▸ Rows from a dataset
****************************************

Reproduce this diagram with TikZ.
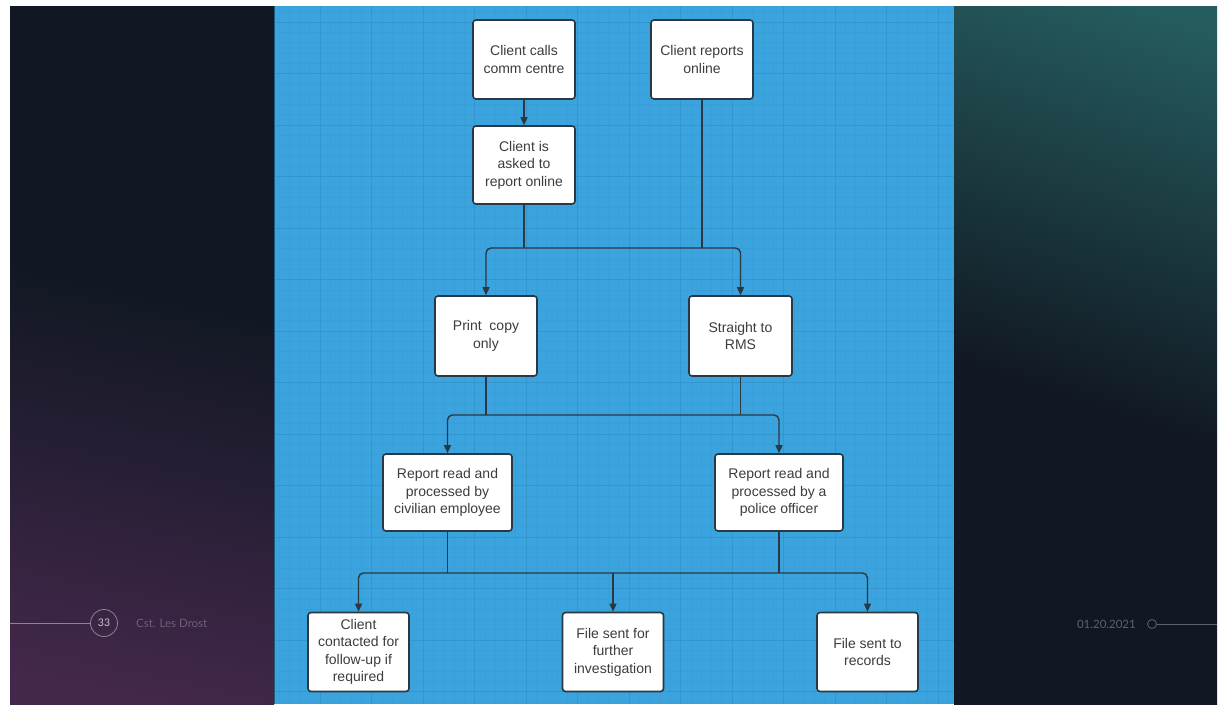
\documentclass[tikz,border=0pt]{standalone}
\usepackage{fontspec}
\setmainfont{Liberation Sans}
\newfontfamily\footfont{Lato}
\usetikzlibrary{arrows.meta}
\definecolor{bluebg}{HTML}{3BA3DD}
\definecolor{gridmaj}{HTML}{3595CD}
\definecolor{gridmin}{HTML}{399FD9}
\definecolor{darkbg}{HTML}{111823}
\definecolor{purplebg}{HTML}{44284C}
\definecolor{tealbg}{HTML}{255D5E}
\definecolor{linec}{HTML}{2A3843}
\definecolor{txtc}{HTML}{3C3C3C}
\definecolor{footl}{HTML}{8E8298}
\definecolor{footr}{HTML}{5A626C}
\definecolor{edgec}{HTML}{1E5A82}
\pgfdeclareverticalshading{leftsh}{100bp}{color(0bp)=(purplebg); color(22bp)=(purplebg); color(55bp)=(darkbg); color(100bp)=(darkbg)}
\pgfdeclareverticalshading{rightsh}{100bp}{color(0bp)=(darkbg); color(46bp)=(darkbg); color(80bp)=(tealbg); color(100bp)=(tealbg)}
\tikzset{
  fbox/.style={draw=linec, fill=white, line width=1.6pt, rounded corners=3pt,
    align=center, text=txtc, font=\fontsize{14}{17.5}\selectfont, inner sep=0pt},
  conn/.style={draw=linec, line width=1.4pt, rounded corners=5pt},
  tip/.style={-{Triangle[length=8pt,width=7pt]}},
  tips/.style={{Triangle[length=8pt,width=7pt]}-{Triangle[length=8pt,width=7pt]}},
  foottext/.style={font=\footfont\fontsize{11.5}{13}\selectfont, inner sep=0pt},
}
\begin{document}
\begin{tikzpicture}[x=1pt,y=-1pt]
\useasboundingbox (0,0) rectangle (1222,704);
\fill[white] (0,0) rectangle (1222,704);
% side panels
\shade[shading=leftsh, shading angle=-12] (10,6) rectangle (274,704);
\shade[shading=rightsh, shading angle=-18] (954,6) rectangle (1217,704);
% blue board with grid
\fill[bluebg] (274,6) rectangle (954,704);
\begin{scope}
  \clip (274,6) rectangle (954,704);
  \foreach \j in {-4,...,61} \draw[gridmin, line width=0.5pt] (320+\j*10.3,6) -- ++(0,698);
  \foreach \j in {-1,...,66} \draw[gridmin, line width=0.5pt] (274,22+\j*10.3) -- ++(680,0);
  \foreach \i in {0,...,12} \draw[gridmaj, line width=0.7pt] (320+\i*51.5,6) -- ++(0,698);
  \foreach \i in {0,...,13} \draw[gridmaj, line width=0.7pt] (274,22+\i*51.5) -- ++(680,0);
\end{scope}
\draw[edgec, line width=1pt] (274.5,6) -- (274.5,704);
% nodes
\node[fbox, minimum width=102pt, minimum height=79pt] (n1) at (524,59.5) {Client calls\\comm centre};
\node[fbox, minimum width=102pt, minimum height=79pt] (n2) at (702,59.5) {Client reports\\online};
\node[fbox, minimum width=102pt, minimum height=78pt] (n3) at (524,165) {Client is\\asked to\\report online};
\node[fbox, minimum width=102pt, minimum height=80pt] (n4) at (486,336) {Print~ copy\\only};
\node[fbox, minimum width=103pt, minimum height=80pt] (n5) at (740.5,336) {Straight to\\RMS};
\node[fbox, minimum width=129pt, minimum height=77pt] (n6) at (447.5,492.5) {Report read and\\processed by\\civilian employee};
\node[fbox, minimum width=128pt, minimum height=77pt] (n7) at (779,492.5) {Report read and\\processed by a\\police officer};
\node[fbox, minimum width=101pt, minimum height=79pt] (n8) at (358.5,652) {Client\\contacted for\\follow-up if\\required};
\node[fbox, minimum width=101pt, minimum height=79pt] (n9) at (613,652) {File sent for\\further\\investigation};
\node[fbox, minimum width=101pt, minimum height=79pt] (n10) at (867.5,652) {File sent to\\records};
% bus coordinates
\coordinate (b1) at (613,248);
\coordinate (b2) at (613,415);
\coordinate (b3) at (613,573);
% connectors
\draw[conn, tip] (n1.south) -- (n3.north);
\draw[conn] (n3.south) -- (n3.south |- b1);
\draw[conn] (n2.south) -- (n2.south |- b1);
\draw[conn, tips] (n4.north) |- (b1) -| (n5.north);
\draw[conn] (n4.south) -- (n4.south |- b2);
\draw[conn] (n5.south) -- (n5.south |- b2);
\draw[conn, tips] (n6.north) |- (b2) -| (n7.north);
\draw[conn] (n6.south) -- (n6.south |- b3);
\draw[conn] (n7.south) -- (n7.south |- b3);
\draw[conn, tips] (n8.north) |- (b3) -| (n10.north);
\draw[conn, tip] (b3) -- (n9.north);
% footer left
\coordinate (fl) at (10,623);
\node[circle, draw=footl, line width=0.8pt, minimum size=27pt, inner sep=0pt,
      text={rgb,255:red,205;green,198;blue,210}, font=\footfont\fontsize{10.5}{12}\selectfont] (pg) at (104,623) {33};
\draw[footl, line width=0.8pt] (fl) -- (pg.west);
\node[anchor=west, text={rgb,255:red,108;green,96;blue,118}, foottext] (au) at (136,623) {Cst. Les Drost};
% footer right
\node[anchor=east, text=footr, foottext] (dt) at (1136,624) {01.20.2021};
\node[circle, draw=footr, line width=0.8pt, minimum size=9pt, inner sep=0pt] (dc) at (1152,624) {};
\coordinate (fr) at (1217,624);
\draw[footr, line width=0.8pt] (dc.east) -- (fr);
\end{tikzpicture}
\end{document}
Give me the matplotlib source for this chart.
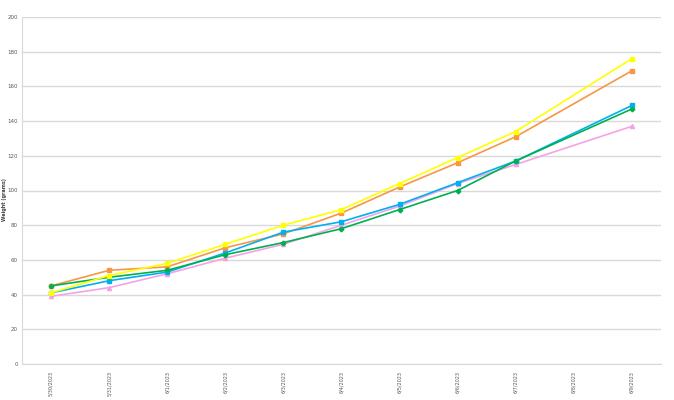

****************************************

▸ TASK STATEMENT
Write out each line of the data exactly; the images should be left out.

▸ RESULT
Reproduce this diagram with TikZ.
\documentclass[tikz,border=0pt]{standalone}
\usepackage{fontspec}
\setmainfont{Liberation Sans}
\newfontfamily\footfont{Lato}
\usetikzlibrary{arrows.meta}
\definecolor{bluebg}{HTML}{3BA3DD}
\definecolor{gridmaj}{HTML}{3595CD}
\definecolor{gridmin}{HTML}{399FD9}
\definecolor{darkbg}{HTML}{111823}
\definecolor{purplebg}{HTML}{44284C}
\definecolor{tealbg}{HTML}{255D5E}
\definecolor{linec}{HTML}{2A3843}
\definecolor{txtc}{HTML}{3C3C3C}
\definecolor{footl}{HTML}{8E8298}
\definecolor{footr}{HTML}{5A626C}
\definecolor{edgec}{HTML}{1E5A82}
\pgfdeclareverticalshading{leftsh}{100bp}{color(0bp)=(purplebg); color(22bp)=(purplebg); color(55bp)=(darkbg); color(100bp)=(darkbg)}
\pgfdeclareverticalshading{rightsh}{100bp}{color(0bp)=(darkbg); color(46bp)=(darkbg); color(80bp)=(tealbg); color(100bp)=(tealbg)}
\tikzset{
  fbox/.style={draw=linec, fill=white, line width=1.6pt, rounded corners=3pt,
    align=center, text=txtc, font=\fontsize{14}{17.5}\selectfont, inner sep=0pt},
  conn/.style={draw=linec, line width=1.4pt, rounded corners=5pt},
  tip/.style={-{Triangle[length=8pt,width=7pt]}},
  tips/.style={{Triangle[length=8pt,width=7pt]}-{Triangle[length=8pt,width=7pt]}},
  foottext/.style={font=\footfont\fontsize{11.5}{13}\selectfont, inner sep=0pt},
}
\begin{document}
\begin{tikzpicture}[x=1pt,y=-1pt]
\useasboundingbox (0,0) rectangle (1222,704);
\fill[white] (0,0) rectangle (1222,704);
% side panels
\shade[shading=leftsh, shading angle=-12] (10,6) rectangle (274,704);
\shade[shading=rightsh, shading angle=-18] (954,6) rectangle (1217,704);
% blue board with grid
\fill[bluebg] (274,6) rectangle (954,704);
\begin{scope}
  \clip (274,6) rectangle (954,704);
  \foreach \j in {-4,...,61} \draw[gridmin, line width=0.5pt] (320+\j*10.3,6) -- ++(0,698);
  \foreach \j in {-1,...,66} \draw[gridmin, line width=0.5pt] (274,22+\j*10.3) -- ++(680,0);
  \foreach \i in {0,...,12} \draw[gridmaj, line width=0.7pt] (320+\i*51.5,6) -- ++(0,698);
  \foreach \i in {0,...,13} \draw[gridmaj, line width=0.7pt] (274,22+\i*51.5) -- ++(680,0);
\end{scope}
\draw[edgec, line width=1pt] (274.5,6) -- (274.5,704);
% nodes
\node[fbox, minimum width=102pt, minimum height=79pt] (n1) at (524,59.5) {Client calls\\comm centre};
\node[fbox, minimum width=102pt, minimum height=79pt] (n2) at (702,59.5) {Client reports\\online};
\node[fbox, minimum width=102pt, minimum height=78pt] (n3) at (524,165) {Client is\\asked to\\report online};
\node[fbox, minimum width=102pt, minimum height=80pt] (n4) at (486,336) {Print~ copy\\only};
\node[fbox, minimum width=103pt, minimum height=80pt] (n5) at (740.5,336) {Straight to\\RMS};
\node[fbox, minimum width=129pt, minimum height=77pt] (n6) at (447.5,492.5) {Report read and\\processed by\\civilian employee};
\node[fbox, minimum width=128pt, minimum height=77pt] (n7) at (779,492.5) {Report read and\\processed by a\\police officer};
\node[fbox, minimum width=101pt, minimum height=79pt] (n8) at (358.5,652) {Client\\contacted for\\follow-up if\\required};
\node[fbox, minimum width=101pt, minimum height=79pt] (n9) at (613,652) {File sent for\\further\\investigation};
\node[fbox, minimum width=101pt, minimum height=79pt] (n10) at (867.5,652) {File sent to\\records};
% bus coordinates
\coordinate (b1) at (613,248);
\coordinate (b2) at (613,415);
\coordinate (b3) at (613,573);
% connectors
\draw[conn, tip] (n1.south) -- (n3.north);
\draw[conn] (n3.south) -- (n3.south |- b1);
\draw[conn] (n2.south) -- (n2.south |- b1);
\draw[conn, tips] (n4.north) |- (b1) -| (n5.north);
\draw[conn] (n4.south) -- (n4.south |- b2);
\draw[conn] (n5.south) -- (n5.south |- b2);
\draw[conn, tips] (n6.north) |- (b2) -| (n7.north);
\draw[conn] (n6.south) -- (n6.south |- b3);
\draw[conn] (n7.south) -- (n7.south |- b3);
\draw[conn, tips] (n8.north) |- (b3) -| (n10.north);
\draw[conn, tip] (b3) -- (n9.north);
% footer left
\coordinate (fl) at (10,623);
\node[circle, draw=footl, line width=0.8pt, minimum size=27pt, inner sep=0pt,
      text={rgb,255:red,205;green,198;blue,210}, font=\footfont\fontsize{10.5}{12}\selectfont] (pg) at (104,623) {33};
\draw[footl, line width=0.8pt] (fl) -- (pg.west);
\node[anchor=west, text={rgb,255:red,108;green,96;blue,118}, foottext] (au) at (136,623) {Cst. Les Drost};
% footer right
\node[anchor=east, text=footr, foottext] (dt) at (1136,624) {01.20.2021};
\node[circle, draw=footr, line width=0.8pt, minimum size=9pt, inner sep=0pt] (dc) at (1152,624) {};
\coordinate (fr) at (1217,624);
\draw[footr, line width=0.8pt] (dc.east) -- (fr);
\end{tikzpicture}
\end{document}
Give me the matplotlib source for this chart.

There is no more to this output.